Question

How do you find ${{n}^{th}}$ term rule for $\dfrac{1}{2},\dfrac{1}{4},\dfrac{1}{8},\dfrac{1}{16},........?$

Answer 1

Here we have given a sequence $\dfrac{1}{2},\dfrac{1}{4},\dfrac{1}{8},\dfrac{1}{16},.......$. So first of all we will observe that the given sequence is arithmetic progression, geometric progression or arithmetic-geometric progression.
After deciding the given sequence is of which type we will find first term and common ration or common difference accordingly. After that we will use a formula for finding the nth term of the given sequence.
If the sequence is arithmetic sequence than ${{n}^{th}}$ term will be given as $a+\left( n-1 \right)d.$
If the sequence is geometric sequence than ${{n}^{th}}$ term will be given as ${{a}_{n}}=a{{r}^{n-1}}$

Complete Step by Step solution:
The given sequence is $\dfrac{1}{2},\dfrac{1}{4},\dfrac{1}{8},\dfrac{1}{16},........$ ........(i)
Here the common difference is not equal for all the terms.
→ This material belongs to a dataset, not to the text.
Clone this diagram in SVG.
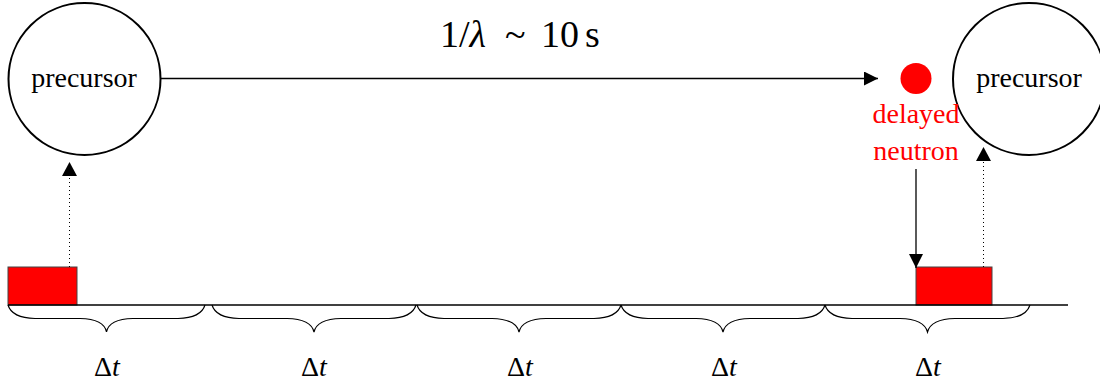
<svg xmlns="http://www.w3.org/2000/svg" width="1100" height="387" viewBox="0 0 1100 387">
<style>
  text { font-family: "Liberation Serif", "Times New Roman", serif; }
  .lbl { font-size: 28px; fill: #000; text-anchor: middle; }
  .red { font-size: 28px; fill: #ff0000; text-anchor: middle; }
  .circ { fill: #fff; stroke: #000; stroke-width: 2; }
  .box { fill: #ff0000; stroke: #444; stroke-width: 1; }
  .line { stroke: #000; stroke-width: 1.3; fill: none; }
  .dot { stroke: #000; stroke-width: 1; stroke-dasharray: 1 3; fill: none; }
  .brace { stroke: #000; stroke-width: 1.2; fill: none; }
  .dt { font-size: 28px; text-anchor: middle; }
  .ttl { font-size: 38px; fill: #000; }
</style>
<defs>
  <marker id="ah" viewBox="0 0 14 14" refX="14" refY="7" markerWidth="14" markerHeight="14" markerUnits="userSpaceOnUse" orient="auto">
    <path d="M0,0 L14,7 L0,14 Z" fill="#000"/>
  </marker>
</defs>
<rect width="1100" height="387" fill="#fff"/>

<g id="precursor-left">
  <circle class="circ" cx="84.5" cy="79" r="76"/>
  <text class="lbl" x="84" y="87">precursor</text>
</g>
<g id="precursor-right">
  <circle class="circ" cx="1029" cy="79" r="76"/>
  <text class="lbl" x="1029" y="87">precursor</text>
</g>
<g id="delayed-neutron">
  <circle cx="916" cy="78.5" r="15.5" fill="#ff0000"/>
  <text class="red" x="916" y="123">delayed</text>
  <text class="red" x="916" y="160">neutron</text>
</g>
<g id="pulse-left">
  <rect class="box" x="8" y="267" width="69" height="38"/>
</g>
<g id="pulse-right">
  <rect class="box" x="916" y="267" width="76" height="38"/>
</g>
<g id="title">
  <text class="ttl" y="47"><tspan x="440">1/</tspan><tspan font-style="italic">λ</tspan><tspan x="505">~</tspan><tspan x="541">10</tspan><tspan x="585">s</tspan></text>
</g>

<g id="connectors">
  <line class="line" x1="161" y1="78.5" x2="878" y2="78.5" marker-end="url(#ah)"/>
  <line class="line" x1="916" y1="169" x2="916" y2="268" marker-end="url(#ah)"/>
  <line class="dot" x1="69.5" y1="267" x2="69.5" y2="176"/>
  <path d="M62,176 L77,176 L69.5,162 Z" fill="#000"/>
  <line class="dot" x1="983.5" y1="267" x2="983.5" y2="161"/>
  <path d="M976,161 L991,161 L983.5,147 Z" fill="#000"/>
</g>

<g id="axis">
  <line class="line" x1="8" y1="305" x2="1068" y2="305"/>
  <path class="brace" d="M8,305 Q12,318 35,318.5 L80,318.5 Q104,319 106.5,332 Q109,319 133,318.5 L178,318.5 Q201,318 205,305"/>
  <path class="brace" d="M212,305 Q216,318 239,318.5 L287,318.5 Q311,319 314,332 Q317,319 341,318.5 L389,318.5 Q412,318 416,305"/>
  <path class="brace" d="M417,305 Q421,318 444,318.5 L492,318.5 Q516,319 519,332 Q522,319 546,318.5 L594,318.5 Q617,318 621,305"/>
  <path class="brace" d="M621,305 Q625,318 648,318.5 L696,318.5 Q720,319 723,332 Q726,319 750,318.5 L798,318.5 Q821,318 825,305"/>
  <path class="brace" d="M825,305 Q829,318 852,318.5 L900,318.5 Q924,319 927.5,332 Q931,319 955,318.5 L1003,318.5 Q1026,318 1030,305"/>
</g>

<g id="dt-labels">
  <text class="dt" x="107" y="376">Δ<tspan font-style="italic">t</tspan></text>
  <text class="dt" x="314" y="376">Δ<tspan font-style="italic">t</tspan></text>
  <text class="dt" x="520" y="376">Δ<tspan font-style="italic">t</tspan></text>
  <text class="dt" x="724" y="376">Δ<tspan font-style="italic">t</tspan></text>
  <text class="dt" x="928" y="376">Δ<tspan font-style="italic">t</tspan></text>
</g>
</svg>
So the given sequence is not arithmetic progression.
Now,
We will find common ratio of given sequence
So, the first terms ${{a}_{1}}=\dfrac{1}{2}$
and $r=$common ration $=\dfrac{\dfrac{1}{4}}{\dfrac{1}{2}}$
$=\dfrac{1\times 2}{4\times 1}$
$r=\dfrac{1}{2}$
So, the given sequence is g.p
So, ${{n}^{th}}$ term is
$\dfrac{1}{2}\times {{\left( \dfrac{1}{2} \right)}^{n-1}}$
$=\dfrac{1}{2}\times \dfrac{1}{{{2}^{n-1}}}$
$=\dfrac{1}{\left( 2 \right)\left( {{2}^{n-1}} \right)}$
$=\dfrac{1}{{{2}^{1+n-1}}}$
$=\dfrac{1}{{{2}^{n}}}$
$\Rightarrow$ The ${{n}^{th}}$ term of

$\dfrac{1}{2},\dfrac{1}{4},\dfrac{1}{8},\dfrac{1}{16},..........=\dfrac{1}{{{2}^{n}}}$.

Note:
Alternative way:
The series is $\dfrac{1}{2},\dfrac{1}{4},\dfrac{1}{8},\dfrac{1}{16},......$ can be written as $\dfrac{1}{{{2}^{1}}},\dfrac{1}{{{2}^{2}}},\dfrac{1}{{{2}^{3}}},\dfrac{1}{{{2}^{4}}},.....$
Hence ${{n}^{th}}$term can be written as $\dfrac{1}{{{2}^{n}}}$.
Geometric series
“Geometric series is also known as geometric progression G.P. is sequence of numbers where each term after the first is found by multiplying the previous one by a fixed, non-one number called the common ratio given by,
${{s}_{n}}=na$; if $r=1$
Infinite geometric progression (G.P)
Terms of an infinite geometric progression (G.P) can be written as $a,ar,a{{r}^{2}},.....a{{r}^{n-1}},...$ and $a,ar,a{{r}^{2}},....a{{r}^{n-1}},....$ is called infinite geometric series.
The sum of infinite geometric series is given by $\sum\limits_{k=0}^{\infty }{\left( a{{r}^{k}} \right)=a\left( \dfrac{1}{1-r} \right)}$
Arithmetic Progression (AP)
“A mathematical sequence in which the difference between two consecutive terms is always constant and it is abbreviated as arithmetic progression (A.P)”
OR
“An arithmetic sequence or progression is defined as a sequence of numbers in which for every pair of consecutive terms, the second number is obtained by adding a fixed number to the first one.”